**WORK TO BE COMPLETED:** Select all lines in the records that include "this".

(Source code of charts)
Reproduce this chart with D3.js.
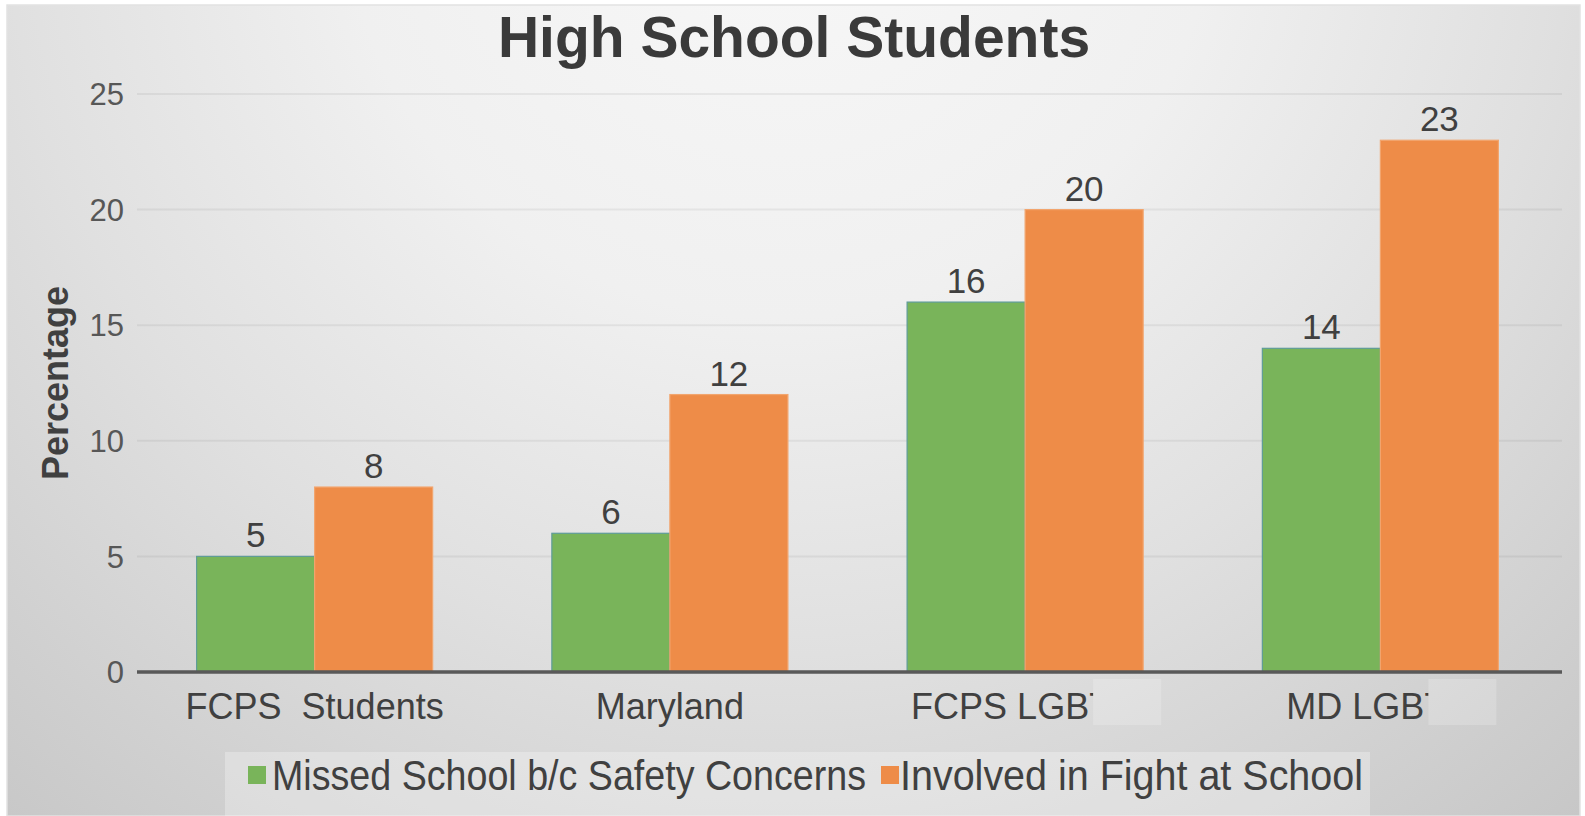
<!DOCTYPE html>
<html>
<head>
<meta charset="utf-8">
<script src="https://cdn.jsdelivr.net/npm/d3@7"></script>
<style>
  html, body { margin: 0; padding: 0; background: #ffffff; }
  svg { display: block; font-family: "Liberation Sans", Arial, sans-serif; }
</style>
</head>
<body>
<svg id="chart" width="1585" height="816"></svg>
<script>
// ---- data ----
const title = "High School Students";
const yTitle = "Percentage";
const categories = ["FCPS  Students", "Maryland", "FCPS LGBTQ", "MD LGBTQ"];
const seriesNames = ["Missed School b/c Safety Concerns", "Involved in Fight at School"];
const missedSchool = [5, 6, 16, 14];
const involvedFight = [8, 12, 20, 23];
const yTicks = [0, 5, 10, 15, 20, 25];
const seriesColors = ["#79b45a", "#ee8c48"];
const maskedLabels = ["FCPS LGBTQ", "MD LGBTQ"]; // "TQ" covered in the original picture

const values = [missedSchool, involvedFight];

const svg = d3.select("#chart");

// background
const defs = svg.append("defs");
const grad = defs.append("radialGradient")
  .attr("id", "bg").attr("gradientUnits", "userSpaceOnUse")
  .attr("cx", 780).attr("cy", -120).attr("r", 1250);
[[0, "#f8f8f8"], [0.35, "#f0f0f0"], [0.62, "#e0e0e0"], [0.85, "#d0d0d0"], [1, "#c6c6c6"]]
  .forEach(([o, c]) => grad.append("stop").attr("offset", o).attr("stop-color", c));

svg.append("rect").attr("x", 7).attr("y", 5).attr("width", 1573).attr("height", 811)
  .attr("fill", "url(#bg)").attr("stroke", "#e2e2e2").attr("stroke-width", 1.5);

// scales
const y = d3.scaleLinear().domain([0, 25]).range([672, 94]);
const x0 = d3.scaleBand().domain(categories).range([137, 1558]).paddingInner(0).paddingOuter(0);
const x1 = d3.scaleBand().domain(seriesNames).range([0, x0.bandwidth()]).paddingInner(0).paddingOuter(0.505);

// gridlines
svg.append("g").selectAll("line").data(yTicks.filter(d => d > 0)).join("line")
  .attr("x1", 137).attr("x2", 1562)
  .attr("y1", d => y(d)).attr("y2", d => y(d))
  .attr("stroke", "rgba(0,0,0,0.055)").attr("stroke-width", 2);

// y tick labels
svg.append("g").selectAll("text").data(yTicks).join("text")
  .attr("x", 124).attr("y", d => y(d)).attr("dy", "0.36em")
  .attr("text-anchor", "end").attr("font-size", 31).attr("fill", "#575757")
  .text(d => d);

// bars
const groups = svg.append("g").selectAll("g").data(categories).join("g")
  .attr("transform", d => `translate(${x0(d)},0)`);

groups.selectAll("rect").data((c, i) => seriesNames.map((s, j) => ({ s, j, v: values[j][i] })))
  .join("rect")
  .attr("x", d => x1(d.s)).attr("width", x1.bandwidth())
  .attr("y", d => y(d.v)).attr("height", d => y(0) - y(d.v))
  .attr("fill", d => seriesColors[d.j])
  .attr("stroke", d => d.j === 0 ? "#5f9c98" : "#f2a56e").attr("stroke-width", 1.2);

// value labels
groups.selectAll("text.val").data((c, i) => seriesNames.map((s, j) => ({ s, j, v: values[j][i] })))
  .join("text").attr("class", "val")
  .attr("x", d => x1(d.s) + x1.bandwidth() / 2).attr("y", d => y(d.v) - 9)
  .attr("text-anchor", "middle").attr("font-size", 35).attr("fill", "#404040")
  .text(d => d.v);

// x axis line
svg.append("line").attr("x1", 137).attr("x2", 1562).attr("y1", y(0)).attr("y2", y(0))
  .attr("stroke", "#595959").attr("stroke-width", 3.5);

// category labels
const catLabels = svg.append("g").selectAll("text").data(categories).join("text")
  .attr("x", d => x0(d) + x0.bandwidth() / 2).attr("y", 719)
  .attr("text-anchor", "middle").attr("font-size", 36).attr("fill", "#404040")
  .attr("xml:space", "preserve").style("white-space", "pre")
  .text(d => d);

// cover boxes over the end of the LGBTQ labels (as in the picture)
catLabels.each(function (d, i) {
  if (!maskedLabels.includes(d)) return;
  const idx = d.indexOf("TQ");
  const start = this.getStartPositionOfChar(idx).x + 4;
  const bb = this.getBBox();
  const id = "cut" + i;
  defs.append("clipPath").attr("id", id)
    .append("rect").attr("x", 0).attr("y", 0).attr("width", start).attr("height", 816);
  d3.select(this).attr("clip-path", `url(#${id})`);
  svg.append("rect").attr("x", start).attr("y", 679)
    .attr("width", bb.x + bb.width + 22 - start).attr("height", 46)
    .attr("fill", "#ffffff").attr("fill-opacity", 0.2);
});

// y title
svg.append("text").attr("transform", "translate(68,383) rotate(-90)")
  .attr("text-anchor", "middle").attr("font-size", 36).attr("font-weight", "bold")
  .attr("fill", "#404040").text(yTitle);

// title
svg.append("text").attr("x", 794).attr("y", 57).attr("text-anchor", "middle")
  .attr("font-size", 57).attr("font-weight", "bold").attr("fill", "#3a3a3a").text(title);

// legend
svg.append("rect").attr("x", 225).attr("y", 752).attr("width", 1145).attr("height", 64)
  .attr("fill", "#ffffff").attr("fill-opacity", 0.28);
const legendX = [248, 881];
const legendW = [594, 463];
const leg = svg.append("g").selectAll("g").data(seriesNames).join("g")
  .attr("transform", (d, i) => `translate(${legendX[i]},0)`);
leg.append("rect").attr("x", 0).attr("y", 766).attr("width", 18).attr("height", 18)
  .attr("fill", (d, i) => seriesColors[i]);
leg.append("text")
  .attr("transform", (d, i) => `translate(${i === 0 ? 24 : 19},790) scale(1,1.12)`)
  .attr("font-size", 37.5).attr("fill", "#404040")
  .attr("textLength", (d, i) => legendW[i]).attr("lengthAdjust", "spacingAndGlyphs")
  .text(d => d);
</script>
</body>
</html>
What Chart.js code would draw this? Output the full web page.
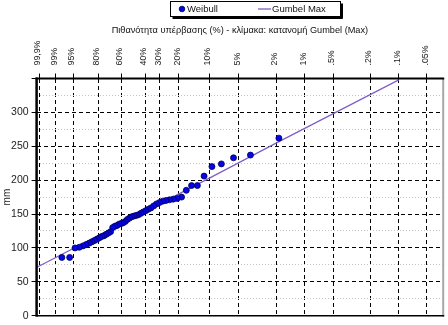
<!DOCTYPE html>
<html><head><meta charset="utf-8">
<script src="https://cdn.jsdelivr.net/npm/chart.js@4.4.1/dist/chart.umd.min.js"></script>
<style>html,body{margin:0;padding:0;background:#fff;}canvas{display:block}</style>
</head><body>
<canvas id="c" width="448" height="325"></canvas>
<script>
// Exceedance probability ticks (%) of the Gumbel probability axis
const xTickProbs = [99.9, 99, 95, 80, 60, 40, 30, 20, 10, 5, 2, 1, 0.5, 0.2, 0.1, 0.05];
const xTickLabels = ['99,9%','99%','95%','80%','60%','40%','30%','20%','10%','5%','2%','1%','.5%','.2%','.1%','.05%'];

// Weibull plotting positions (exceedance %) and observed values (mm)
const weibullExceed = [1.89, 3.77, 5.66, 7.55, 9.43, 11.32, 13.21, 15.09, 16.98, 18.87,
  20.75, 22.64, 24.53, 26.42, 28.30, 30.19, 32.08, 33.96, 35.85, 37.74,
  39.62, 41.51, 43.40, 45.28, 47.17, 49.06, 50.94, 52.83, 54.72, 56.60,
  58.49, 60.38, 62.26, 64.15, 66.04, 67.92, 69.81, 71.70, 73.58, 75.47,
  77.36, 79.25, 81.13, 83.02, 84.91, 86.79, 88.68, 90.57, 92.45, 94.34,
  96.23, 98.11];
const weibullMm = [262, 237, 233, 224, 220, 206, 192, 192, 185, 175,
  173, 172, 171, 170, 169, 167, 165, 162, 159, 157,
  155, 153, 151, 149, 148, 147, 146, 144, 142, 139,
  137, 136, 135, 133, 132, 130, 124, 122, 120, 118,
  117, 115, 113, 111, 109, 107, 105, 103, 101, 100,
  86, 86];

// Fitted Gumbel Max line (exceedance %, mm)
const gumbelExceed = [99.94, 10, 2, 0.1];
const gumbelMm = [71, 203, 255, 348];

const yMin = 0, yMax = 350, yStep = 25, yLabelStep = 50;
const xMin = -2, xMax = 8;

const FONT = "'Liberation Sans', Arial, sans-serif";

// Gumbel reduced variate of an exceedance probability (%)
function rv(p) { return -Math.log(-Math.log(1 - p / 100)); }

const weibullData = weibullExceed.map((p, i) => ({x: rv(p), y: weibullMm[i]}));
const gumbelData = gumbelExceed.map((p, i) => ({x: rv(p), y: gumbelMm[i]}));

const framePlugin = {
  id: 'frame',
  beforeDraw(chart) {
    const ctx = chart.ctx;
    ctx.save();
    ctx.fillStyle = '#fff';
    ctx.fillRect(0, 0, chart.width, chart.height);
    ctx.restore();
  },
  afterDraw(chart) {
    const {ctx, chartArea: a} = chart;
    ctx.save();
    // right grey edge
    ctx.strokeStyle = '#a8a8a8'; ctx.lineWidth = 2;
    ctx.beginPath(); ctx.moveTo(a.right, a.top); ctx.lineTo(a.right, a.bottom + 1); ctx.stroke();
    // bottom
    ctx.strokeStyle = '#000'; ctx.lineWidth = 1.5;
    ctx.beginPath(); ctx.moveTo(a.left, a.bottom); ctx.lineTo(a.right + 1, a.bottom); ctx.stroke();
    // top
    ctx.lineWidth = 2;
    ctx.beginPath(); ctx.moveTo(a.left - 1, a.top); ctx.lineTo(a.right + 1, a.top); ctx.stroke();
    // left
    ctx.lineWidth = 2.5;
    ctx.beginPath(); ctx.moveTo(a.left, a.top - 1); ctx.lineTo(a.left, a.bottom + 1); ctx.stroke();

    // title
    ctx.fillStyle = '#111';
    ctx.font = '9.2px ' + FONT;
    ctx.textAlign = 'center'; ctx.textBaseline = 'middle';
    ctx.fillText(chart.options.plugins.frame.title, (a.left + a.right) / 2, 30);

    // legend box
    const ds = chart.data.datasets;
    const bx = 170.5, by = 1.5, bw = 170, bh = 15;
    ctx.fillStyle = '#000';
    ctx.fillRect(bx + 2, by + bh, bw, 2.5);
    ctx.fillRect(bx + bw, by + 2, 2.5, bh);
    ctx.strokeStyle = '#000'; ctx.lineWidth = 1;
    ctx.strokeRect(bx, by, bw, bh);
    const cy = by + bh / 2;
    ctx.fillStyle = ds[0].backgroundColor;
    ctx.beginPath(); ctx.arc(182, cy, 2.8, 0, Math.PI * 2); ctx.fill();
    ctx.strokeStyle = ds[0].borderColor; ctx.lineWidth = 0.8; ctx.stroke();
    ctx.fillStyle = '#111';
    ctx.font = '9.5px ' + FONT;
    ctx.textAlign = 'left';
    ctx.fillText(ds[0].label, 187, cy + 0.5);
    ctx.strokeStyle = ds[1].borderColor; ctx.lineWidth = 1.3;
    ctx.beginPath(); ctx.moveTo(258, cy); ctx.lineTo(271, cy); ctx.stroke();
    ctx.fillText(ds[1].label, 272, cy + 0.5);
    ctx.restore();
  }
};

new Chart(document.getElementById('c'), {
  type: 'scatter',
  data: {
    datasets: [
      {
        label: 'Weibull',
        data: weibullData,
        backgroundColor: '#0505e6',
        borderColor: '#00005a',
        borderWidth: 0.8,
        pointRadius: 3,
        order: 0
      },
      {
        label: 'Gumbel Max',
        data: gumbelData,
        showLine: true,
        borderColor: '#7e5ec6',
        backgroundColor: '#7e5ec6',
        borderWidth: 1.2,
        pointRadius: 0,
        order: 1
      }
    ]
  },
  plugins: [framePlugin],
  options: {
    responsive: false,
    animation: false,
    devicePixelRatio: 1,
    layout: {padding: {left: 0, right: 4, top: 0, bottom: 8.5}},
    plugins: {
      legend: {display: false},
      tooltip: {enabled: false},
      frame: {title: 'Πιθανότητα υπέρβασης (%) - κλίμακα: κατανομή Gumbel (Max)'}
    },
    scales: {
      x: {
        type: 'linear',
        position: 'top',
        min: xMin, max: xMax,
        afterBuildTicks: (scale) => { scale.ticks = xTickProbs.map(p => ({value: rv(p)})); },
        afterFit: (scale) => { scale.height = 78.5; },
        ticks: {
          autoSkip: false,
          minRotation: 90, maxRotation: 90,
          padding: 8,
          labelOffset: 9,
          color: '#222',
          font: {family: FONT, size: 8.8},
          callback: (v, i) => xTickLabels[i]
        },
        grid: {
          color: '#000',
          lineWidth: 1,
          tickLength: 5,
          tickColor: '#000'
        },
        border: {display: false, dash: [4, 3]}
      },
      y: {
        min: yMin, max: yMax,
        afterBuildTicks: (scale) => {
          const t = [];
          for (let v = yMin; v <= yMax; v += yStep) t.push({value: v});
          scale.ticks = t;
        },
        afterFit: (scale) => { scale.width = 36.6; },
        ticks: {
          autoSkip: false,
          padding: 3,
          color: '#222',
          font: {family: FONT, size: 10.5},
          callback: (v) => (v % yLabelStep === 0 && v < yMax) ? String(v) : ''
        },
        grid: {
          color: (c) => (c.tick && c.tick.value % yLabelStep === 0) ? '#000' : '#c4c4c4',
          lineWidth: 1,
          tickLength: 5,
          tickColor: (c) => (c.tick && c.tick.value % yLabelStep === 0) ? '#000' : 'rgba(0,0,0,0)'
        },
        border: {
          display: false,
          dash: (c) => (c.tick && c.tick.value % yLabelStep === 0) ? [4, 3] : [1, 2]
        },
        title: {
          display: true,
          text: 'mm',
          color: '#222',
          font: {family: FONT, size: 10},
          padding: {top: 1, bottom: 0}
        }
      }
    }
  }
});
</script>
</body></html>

**RIGHT ANSWER:**
Reproduce this chart with D3.js.
  const start = this.getStartPositionOfChar(idx).x + 4;
  const bb = this.getBBox();
  d3.select(this).attr("clip-path", `url(#${id})`);
What Chart.js code would draw this? Output the full web page.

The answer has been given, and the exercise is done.